Depremlerin sadece fiziksel yıkımlara neden olmadığını, aynı zamanda insanların psikolojik sağlığı üzerinde de büyük etkileri olduğunu unutmamak gerekir. Depremlerden sonra birçok insan travma sonrası stres bozukluğu (TSSB) yaşayabilir. Bu durum, depremzedelerin uzun vadeli psikolojik desteğe ihtiyaç duymasına neden olur.
Depremlere Karşı Alınan Önlemler
Depremlerin öngörülememesi, risk yönetimini ve önlemler alınmasını zorlaştırsa da, bilim ve teknoloji alanında kaydedilen ilerlemeler, depreme karşı hazırlıklı olma konusunda önemli avantajlar sağlamaktadır. Deprem erken uyarı sistemleri, sismik dalgaların tespiti ile depremden önce saniyeler veya dakikalar kazanılmasını sağlayabilir. Bu kısa süre bile, insanların güvenli bir yere sığınması veya hayati öneme sahip altyapıların kapatılması için hayati olabilir.
Depreme dayanıklı binalar inşa etmek, deprem felaketlerinin zararlarını minimize etmek için en etkili yöntemlerden biridir. Mühendislik açısından, sismik dalgaların etkisini absorbe eden ve binaların esneklik kazanmasını sağlayan özel yapılar geliştirilmiştir. Japonya, bu alanda dünyanın önde gelen ülkelerinden biridir ve gelişmiş deprem mühendisliği uygulamaları ile birçok büyük depremde yıkımı minimum seviyede tutmayı başarmıştır.
Ayrıca, toplumsal bilincin arttırılması ve eğitim programları da depremlere karşı en önemli önlemlerden biridir. İnsanların deprem anında ne yapacaklarını bilmeleri, paniği azaltır ve can kayıplarının önüne geçebilir.
Sonuç
Depremler, dünyanın en güçlü ve yıkıcı doğal afetlerinden biridir.

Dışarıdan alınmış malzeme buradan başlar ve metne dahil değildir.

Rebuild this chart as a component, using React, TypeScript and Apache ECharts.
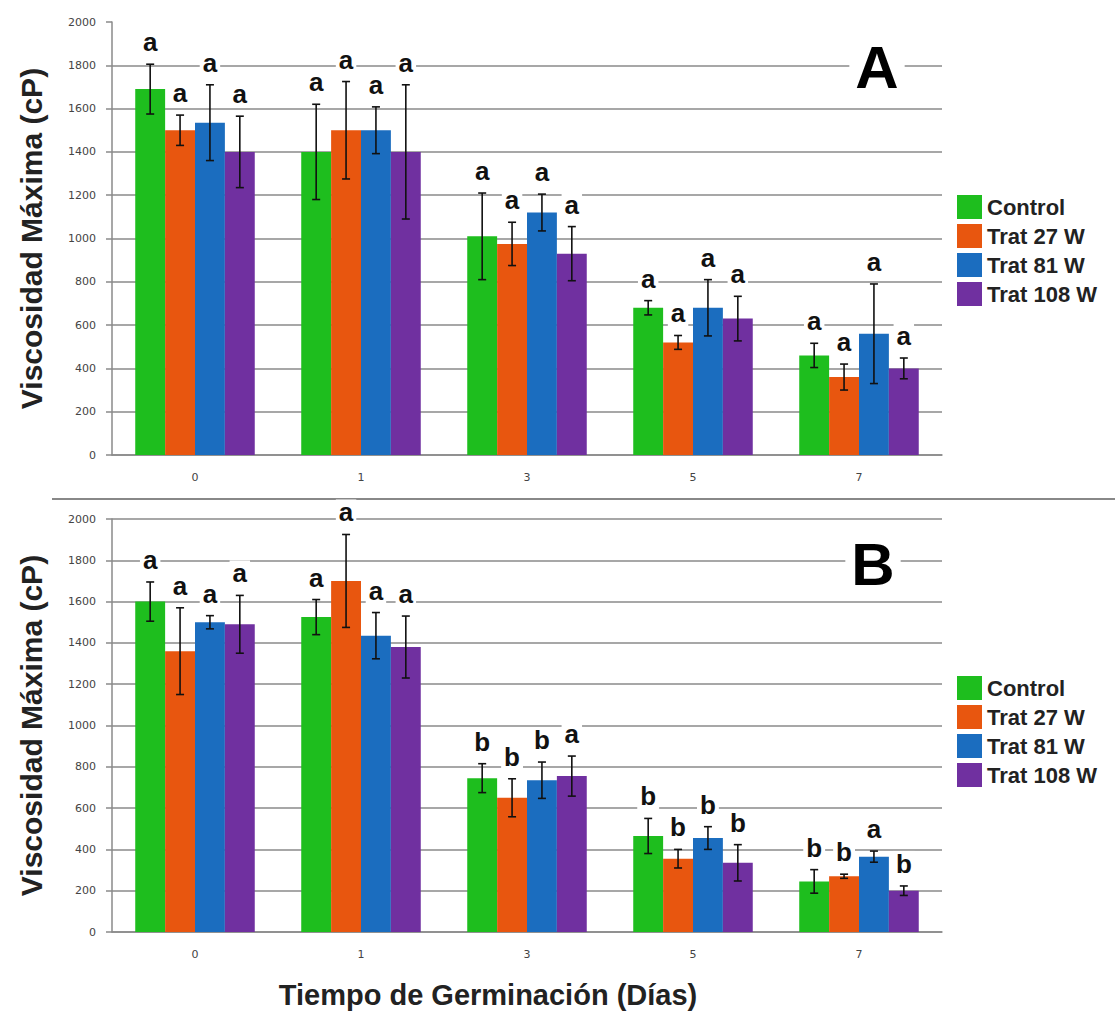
import React, { useEffect, useRef } from "react";
import * as echarts from "echarts";

const categories = ["0", "1", "3", "5", "7"];
const seriesNames = ["Control", "Trat 27 W", "Trat 81 W", "Trat 108 W"];
const colors = ["#1EBE1E", "#E8560F", "#1B6DBF", "#7030A0"];
const yTicks = [0, 200, 400, 600, 800, 1000, 1200, 1400, 1600, 1800, 2000];

// Panel A
const aControl = [1690, 1400, 1010, 680, 460];
const aT27 = [1500, 1500, 975, 520, 360];
const aT81 = [1535, 1500, 1120, 680, 560];
const aT108 = [1400, 1400, 930, 630, 400];
const aControlErr = [115, 220, 200, 33, 56];
const aT27Err = [70, 225, 100, 32, 60];
const aT81Err = [175, 108, 85, 130, 230];
const aT108Err = [165, 310, 125, 103, 48];
const aControlLet = ["a", "a", "a", "a", "a"];
const aT27Let = ["a", "a", "a", "a", "a"];
const aT81Let = ["a", "a", "a", "a", "a"];
const aT108Let = ["a", "a", "a", "a", "a"];

// Panel B
const bControl = [1600, 1525, 745, 465, 245];
const bT27 = [1360, 1700, 650, 355, 270];
const bT81 = [1500, 1435, 735, 455, 365];
const bT108 = [1490, 1380, 755, 335, 200];
const bControlErr = [95, 85, 70, 85, 57];
const bT27Err = [210, 225, 92, 45, 10];
const bT81Err = [32, 112, 88, 55, 27];
const bT108Err = [140, 150, 97, 88, 23];
const bControlLet = ["a", "a", "b", "b", "b"];
const bT27Let = ["a", "a", "b", "b", "b"];
const bT81Let = ["a", "a", "b", "b", "a"];
const bT108Let = ["a", "a", "a", "b", "b"];

const FONT = "Liberation Sans, Arial, sans-serif";

function buildErr(vals: number[][], errs: number[][], lets: string[][]) {
  const data: number[][] = [];
  const letters: string[] = [];
  for (let si = 0; si < vals.length; si++) {
    for (let ci = 0; ci < categories.length; ci++) {
      data.push([ci, vals[si][ci], errs[si][ci], si]);
      letters.push(lets[si][ci]);
    }
  }
  return { data, letters };
}

function makeRender(letters: string[]) {
  return (params: any, api: any) => {
    const ci = api.value(0);
    const v = api.value(1);
    const e = api.value(2);
    const si = api.value(3);
    const bandW = api.size([1, 0])[0];
    const barW = (bandW * 0.72) / 4;
    const c = api.coord([ci, v]);
    const x = c[0] - bandW * 0.36 + (si + 0.5) * barW;
    const yt = api.coord([ci, v + e])[1];
    const yb = api.coord([ci, v - e])[1];
    const cap = 4;
    const st = { stroke: "#111", lineWidth: 1.6 };
    return {
      type: "group",
      children: [
        { type: "line", shape: { x1: x, y1: yt, x2: x, y2: yb }, style: st },
        { type: "line", shape: { x1: x - cap, y1: yt, x2: x + cap, y2: yt }, style: st },
        { type: "line", shape: { x1: x - cap, y1: yb, x2: x + cap, y2: yb }, style: st },
        {
          type: "text",
          x: x,
          y: yt - 9,
          style: {
            text: letters[params.dataIndex],
            fontSize: 26,
            fontWeight: "bold",
            fontFamily: FONT,
            fill: "#111",
            align: "center",
            verticalAlign: "bottom",
            backgroundColor: "#fff",
            padding: [0, 3, 0, 3],
          },
        },
      ],
    };
  };
}

export default function App() {
  const ref = useRef<HTMLDivElement>(null);
  useEffect(() => {
    if (!ref.current) return;
    const chart = echarts.init(ref.current, undefined, { renderer: "svg" });

    const aVals = [aControl, aT27, aT81, aT108];
    const bVals = [bControl, bT27, bT81, bT108];
    const aE = buildErr(aVals, [aControlErr, aT27Err, aT81Err, aT108Err], [aControlLet, aT27Let, aT81Let, aT108Let]);
    const bE = buildErr(bVals, [bControlErr, bT27Err, bT81Err, bT108Err], [bControlLet, bT27Let, bT81Let, bT108Let]);

    const gridColor = "#8a8a8a";
    const xAxisBase = (gi: number) => ({
      type: "category",
      gridIndex: gi,
      data: categories,
      axisTick: { show: false },
      axisLine: { lineStyle: { color: gridColor, width: 1.5 } },
      axisLabel: { fontSize: 11, color: "#444", margin: 17, fontFamily: "DejaVu Sans" },
    });
    const yAxisBase = (gi: number, hideTop: boolean) => ({
      type: "value",
      gridIndex: gi,
      min: yTicks[0],
      max: yTicks[yTicks.length - 1],
      interval: yTicks[1] - yTicks[0],
      name: "Viscosidad Máxima (cP)",
      nameLocation: "middle",
      nameGap: 66,
      nameTextStyle: { fontSize: 30, fontWeight: "bold", color: "#222", fontFamily: FONT },
      axisLine: { show: true, lineStyle: { color: gridColor, width: 1.5 } },
      axisTick: { show: true, length: 6, lineStyle: { color: gridColor, width: 1.5 } },
      axisLabel: {
        fontSize: 11,
        color: "#444",
        margin: 16,
        fontFamily: "DejaVu Sans",
        formatter: (v: number) => String(v),
      },
      splitLine: {
        show: true,
        lineStyle: {
          color: yTicks.map((_, i) => (hideTop && i === yTicks.length - 1 ? "rgba(0,0,0,0)" : gridColor)),
          width: 1.5,
        },
      },
    });

    const bars: any[] = [];
    [aVals, bVals].forEach((vals, gi) => {
      vals.forEach((arr, si) => {
        bars.push({
          type: "bar",
          name: seriesNames[si],
          xAxisIndex: gi,
          yAxisIndex: gi,
          data: arr,
          barGap: "0%",
          barCategoryGap: "28%",
          itemStyle: { color: colors[si] },
        });
      });
    });

    const legendBase = (top: number) => ({
      orient: "vertical",
      left: 957,
      top,
      padding: 0,
      itemWidth: 25,
      itemHeight: 24,
      itemGap: 5,
      icon: "rect",
      data: seriesNames,
      textStyle: { fontSize: 22, fontWeight: "bold", color: "#222", fontFamily: FONT },
    });

    chart.setOption({
      animation: false,
      textStyle: { fontFamily: FONT },
      color: colors,
      grid: [
        { left: 112, top: 22, width: 830, height: 433 },
        { left: 112, top: 519, width: 830, height: 413 },
      ],
      xAxis: [xAxisBase(0), xAxisBase(1)],
      yAxis: [yAxisBase(0, true), yAxisBase(1, false)],
      legend: [legendBase(195), legendBase(676)],
      series: [
        ...bars,
        {
          type: "custom",
          xAxisIndex: 0,
          yAxisIndex: 0,
          data: aE.data,
          renderItem: makeRender(aE.letters),
          z: 5,
        },
        {
          type: "custom",
          xAxisIndex: 1,
          yAxisIndex: 1,
          data: bE.data,
          renderItem: makeRender(bE.letters),
          z: 5,
        },
      ],
      graphic: [
        {
          type: "line",
          shape: { x1: 52, y1: 499, x2: 1115, y2: 499 },
          style: { stroke: "#888", lineWidth: 2 },
        },
        {
          type: "text",
          x: 877,
          y: 67,
          z: 10,
          style: {
            text: "A",
            fontSize: 60,
            fontWeight: "bold",
            fontFamily: FONT,
            fill: "#000",
            align: "center",
            verticalAlign: "middle",
            backgroundColor: "#fff",
            padding: [0, 6, 0, 6],
          },
        },
        {
          type: "text",
          x: 873,
          y: 564,
          z: 10,
          style: {
            text: "B",
            fontSize: 60,
            fontWeight: "bold",
            fontFamily: FONT,
            fill: "#000",
            align: "center",
            verticalAlign: "middle",
            backgroundColor: "#fff",
            padding: [0, 6, 0, 6],
          },
        },
        {
          type: "text",
          x: 488,
          y: 995,
          style: {
            text: "Tiempo de Germinación (Días)",
            fontSize: 29,
            fontWeight: "bold",
            fontFamily: FONT,
            fill: "#222",
            align: "center",
            verticalAlign: "middle",
          },
        },
      ],
    });
    return () => chart.dispose();
  }, []);
  return (
    <div
      ref={ref}
      style={{ position: "fixed", left: 0, top: 0, width: 1115, height: 1015, background: "#fff" }}
    />
  );
}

Ancak, doğru önlemler alındığında bu afetlerin yıkıcı etkileri büyük ölçüde azaltılabilir. Deprem riskinin yüksek olduğu bölgelerde yaşayan insanların bilinçli olması ve hükümetlerin gerekli düzenlemeleri yapması, gelecekte olası kayıpları minimize edebilir. Bilim insanlarının sismoloji alanındaki çalışmalarının devam etmesi ve teknolojinin bu alandaki kullanımı, depremlerle başa çıkmada insanlığa büyük faydalar sağlayacaktır.